Des chercheurs en psychologie sociale ont étudié les effets des pratiques évaluatives sur la motivation et l’apprentissage, posant la question « Faut-il apprendre ou réussir ? » dans un environnement aussi normatif que peut l’être l’école. Les philosophes et les sociologues ont considéré l’évaluation sous l’angle des valeurs, autour des concepts de jugement, de peur, d’humiliation. Enfin une critique plus ou moins sévère d’un système évaluatif essentiellement contrôleur et trieur se fait jour. Nous nous appuyons sur ces apports pour poser quelques jalons.

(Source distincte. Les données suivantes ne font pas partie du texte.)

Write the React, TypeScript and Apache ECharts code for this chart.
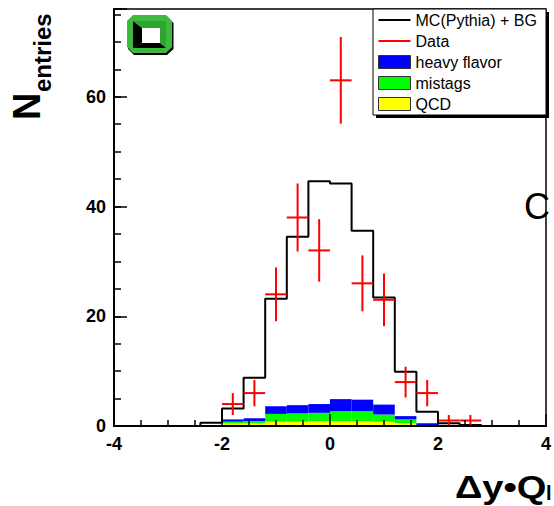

La communication des évaluations

Les parents, les responsables de l’éducation ont besoin de connaitre l’état des connaissances des élèves, pour aider leurs enfants dans le premier cas, pour réorienter les curriculums et la professionnalisation des personnels dans le deuxième cas. Or, bien souvent, l’obligation de rendre compte pollue les objectifs de départ, avec la mise en concurrence, la comparaison entre enfants, entre écoles, entre pays (PISA). De même, les évaluations nationales, à certains niveaux de la scolarité, ne devraient pas influencer le travail fait par l’enseignant dans sa classe (dans les pays anglo-saxons, ces évaluations sont largement préparées en amont).

une valeur rassurante ?

Les relations parents-écoles font partie de la feuille de route de la refondation et des dossiers en cours. L’information des parents, les modes de communication sur l’évaluation de leurs enfants font partie des interrogations qui peuvent influencer le débat. Il est plus simple de produire des bulletins réguliers sur lesquels figurent des notes, des moyennes et des appréciations souvent lacunaires, plutôt que de démontrer l’état d’avancement des acquisitions de compétences et connaissances.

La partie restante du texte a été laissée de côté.